Have you ever imagined what it’s like to live without a sense of smell? Anosmia is the word used in the description of the partial or entire loss of the ability or sense of smell. Anosmia is a loss that may be permanent or temporary.
Common conditions or medical issues that irritate the lining of the nose, such as a cold or an allergies, can lead to a temporary case of anosmia.
More severe conditions that affect the nerves or brain, such as head trauma or brain tumors, can lead to a permanent loss of smell. Sometimes, old age may cause anosmia.
Anosmia is not usually a serious issue, but it can have a significant effect on the quality of life a sufferer lives.

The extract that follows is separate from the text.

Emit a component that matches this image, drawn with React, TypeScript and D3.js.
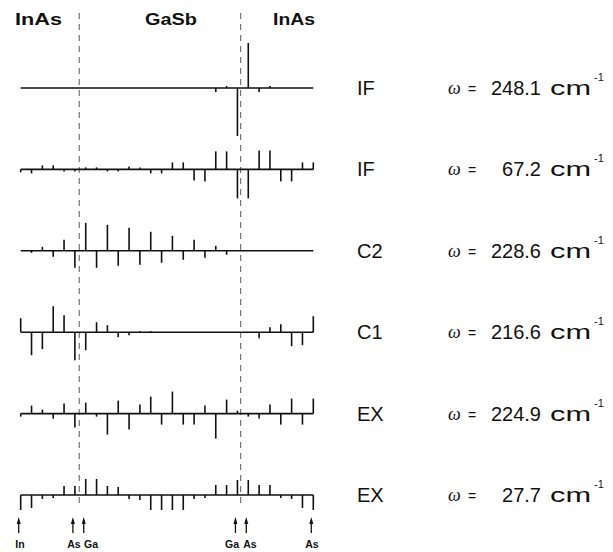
import React from "react"
import * as d3 from "d3"

// atom sites along the superlattice (28 planes)
const sites = d3.range(28)

// displacement amplitudes per mode (up = positive)
const modeIF248 = [0, 0, 0, 0, 0, 0, 0, 0, 0, 0, 0, 0, 0, 0, 0, 0, 0, 0, -4, 2, -48, 45, -4, 2, 0, 0, 0, 0]
const modeIF67 = [-3, -4, 4, 4, -2, -2, 2, 2, -2, -2, 3, 2, -4, -4, 7, 7, -11, -12, 18, 18, -29, -29, 19, 19, -12, -12, 7, 7]
const modeC2 = [0, -2, 4, -6, 11, -17, 28, -17, 26, -15, 23, -14, 19, -12, 15, -9, 11, -7, 5, -4, 0, 0, 0, 0, 0, 0, 0, 0]
const modeC1 = [14, -23, -17, 26, 17, -28, -18, 10, 7, -5, -3, 1, 1, 0, 0, 0, 0, 0, 0, 0, 0, 0, -6, 5, 8, -14, -13, 16]
const modeEX225 = [-3, 8, 4, -5, 10, -14, 11, -3, -21, 13, -16, 9, 17, -11, 22, -11, -11, 8, -25, 14, 3, -3, -5, 9, -11, 15, -11, 15]
const modeEX28 = [-15, -13, -4, -3, 9, 9, 16, 16, 9, 8, -4, -5, -15, -15, -15, -15, -4, -3, 10, 10, 15, 15, 10, 10, -3, -4, -13, -15]

const modes = [modeIF248, modeIF67, modeC2, modeC1, modeEX225, modeEX28]
const modeNames = ["IF", "IF", "C2", "C1", "EX", "EX"]
const freqs = ["248.1", "67.2", "228.6", "216.6", "224.9", "27.7"]

const layerNames = ["InAs", "GaSb", "InAs"]
const interfaces = [5.4, 20.3]
const atomSites = [0, 5, 6, 20, 21, 27]
const atomNames = ["In", "As", "Ga", "Ga", "As", "As"]

export default function App() {
	const w = 613
	const h = 552

	const x = d3.scaleLinear().domain([0, 27]).range([20.7, 313.3])
	const row = d3.scaleLinear().domain([0, 5]).range([88, 495])
	const amp = d3.scaleLinear().domain([-50, 50]).range([50, -50])

	const sans = "'Liberation Sans', Arial, Helvetica, sans-serif"
	const layerX = [[15, 47], [145, 52], [273, 42]]
	const atomLabelX = [20, 74, 91, 232, 250, 312]

	return (
		<svg width={w} height={h} style={{ position: "absolute", left: 0, top: 0, background: "white" }}>
			{/* layer titles */}
			{layerNames.map((t, i) => (
				<text key={"l" + i} x={layerX[i][0]} y={25} textLength={layerX[i][1]} lengthAdjust="spacingAndGlyphs"
					fontFamily={sans} fontWeight="bold" fontSize={17} fill="#111">{t}</text>
			))}

			{/* interface lines */}
			{interfaces.map((p, i) => (
				<line key={"d" + i} x1={x(p)} x2={x(p)} y1={13} y2={508}
					stroke="#444" strokeWidth={0.9} strokeDasharray="6,5" />
			))}

			{modes.map((m, r) => {
				const y0 = row(r)
				return (
					<g key={"r" + r}>
						<line x1={x(0)} x2={x(27)} y1={y0} y2={y0} stroke="#111" strokeWidth={1.6} />
						{sites.map(i => m[i] === 0 ? null : (
							<line key={i} x1={x(i)} x2={x(i)} y1={y0} y2={y0 + amp(m[i])} stroke="#111" strokeWidth={1.6} />
						))}
						<text x={357} y={y0 + 7} fontFamily={sans} fontSize={20} fill="#111">{modeNames[r]}</text>
						<text x={448} y={y0 + 6} fontFamily="'Liberation Serif', 'DejaVu Serif', serif" fontStyle="italic" fontSize={18} fill="#111">ω</text>
						<text x={468} y={y0 + 6} fontFamily={sans} fontSize={14} fill="#111">=</text>
						<text x={541} y={y0 + 7} textAnchor="end" fontFamily={sans} fontSize={20} fill="#111">{freqs[r]}</text>
						<text x={550} y={y0 + 7} textLength={41} lengthAdjust="spacingAndGlyphs" fontFamily={sans} fontSize={21} fill="#111">cm</text>
						<text x={594} y={y0 - 7} fontFamily={sans} fontSize={11} fill="#111">-1</text>
					</g>
				)
			})}

			{/* atom markers */}
			{atomSites.map((s, i) => (
				<g key={"a" + i}>
					<line x1={x(s) - 2} x2={x(s) - 2} y1={520} y2={533} stroke="#111" strokeWidth={1.3} />
					<path d={`M${x(s) - 4},${524} L${x(s) - 2},${517} L${x(s)},${524} Z`} fill="#111" />
					<text x={atomLabelX[i]} y={548} textAnchor="middle" fontFamily={sans} fontWeight="bold" fontSize={10.5} fill="#111">{atomNames[i]}</text>
				</g>
			))}
		</svg>
	)
}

People who have anosmia may be unable to taste drinks or foods fully and may entirely lose interest in drinking or eating. This condition can lead to malnutrition or weight loss. Anosmia can also cause depression due to the fact that it may impair a person’s ability to taste or smell pleasurable foods.
What are the possible causes of anosmia?
Anosmia is a condition that is frequently caused by a blockage or swelling in the nose that prevents smells of all kinds from getting to the roof of the nose. Sometimes Anosmia is caused by an issue with the system that transports signals from a person’s nose to the brain.
Below are the primary causes of anosmia:
Irritation to the nose’s mucus membranes lining.
This can be as a result of:
- Common colds
- Sinus infections
- Chronic congestion not related to allergies (nonallergic rhinitis)
- The flu, or influenza
- Allergies (allergic rhinitis)
A common cold is the most prevalent cause of temporary and partial loss of smell. In a case such as this, the anosmia will disappear on its own.
Blockage of the nasal passages
Loss of smell can happen if there is something physically blocking the passage of air into a person’s nose.
This may include:
- Nasal polyps
- Bone deformities inside a person’s nose or a nasal septum
Nerve or brain damage
There are a number of receptors inside a person’s nose that are known to send information via nerves to a person’s brain. Anosmia can happen if any part of this pathway has suffered damage.
There are several conditions that can be responsible for this damage, including:
- Brain tumors
- Old age
- Alzheimer’s disease
- Hormonal problems
- Underactive thyroid
- Huntington’s disease
- Medications, as well as individual high blood pressure and antibiotics medications
- Parkinson’s disease
- Multiple sclerosis
- Exposure to harsh chemicals that may have burnt the inside of your nose
- Brain surgery
- Brain or head injury
- Radiation therapy
- Malnutrition and vitamin deficiencies
- Long-term alcoholism
In rare cases, a few persons are born without an active sense of smell as a result of a genetic condition. This condition is known as congenital anosmia.
How is anosmia diagnosed?
It is difficult to measure the loss of smell. Your doctor may have to ask you a couple of questions about your present symptoms, carry out a nose examination, perform a full physical analysis, and also ask about your health history.
You can expect your doctor to ask questions about when the difficulty of smelling started if all types of smells or only some models are affected, and whether or you can taste food or not. Depending on your response, your doctor may also need to perform one or more of the tests below:
- CT scans, which leverage on the use of X-rays to show a detailed image of a person’s brain
- MRI scans, which makes use of magnets and radio waves to view the brain
- An X-ray of the person’s skull
- Nasal endoscopy to take a good look inside your nose
What are the possible complications of anosmia?
People who have anosmia may totally lose interest in all kinds of food and eating, causing them to become malnourished and lose weight.
People who have anosmia should make sure to have a functioning smoke alarm in their houses at all times. It is also essential that they are also cautious with the storage of food and even the use of natural gas because they may have challenges detecting gas leaks and spoiled foods.
Recommended precautions include:
- Properly labeling all foods with their expiration dates
- Carefully read labels on chemicals such as insecticides and kitchen cleaners
How is anosmia treated?
Treatment of anosmia depends on the root cause. If the loss of smell happens with an allergy, a cold, or a sinus infection, it will typically clear up on its own in a few days. You should consult your doctor if the anosmia doesn’t clear up once the cold or allergy symptoms have subsided.
Treatments that may be able to help resolve anosmia that was caused by nasal irritation may include:
- Steroid nasal sprays
- Cessation of smoking
- Antibiotics, for bacterial infections
- Reducing exposure to allergens and nasal irritants
A loss of smell discovered to be caused by nasal obstruction can be resolved by taking out whatever is found to be obstructing the nasal passage. This removal may require the use of a procedure to take out the nasal polyps, maybe straighten the nasal septum, or even clear out the sinuses.
People who are older are more susceptible to conditions like permanently losing their sense of smell. There is presently no known treatment for people who have congenital anosmia.
People who have a partial loss of their ability or sense of smell can include concentrated flavoring agents to the food they eat to improve their enjoyment and food intake.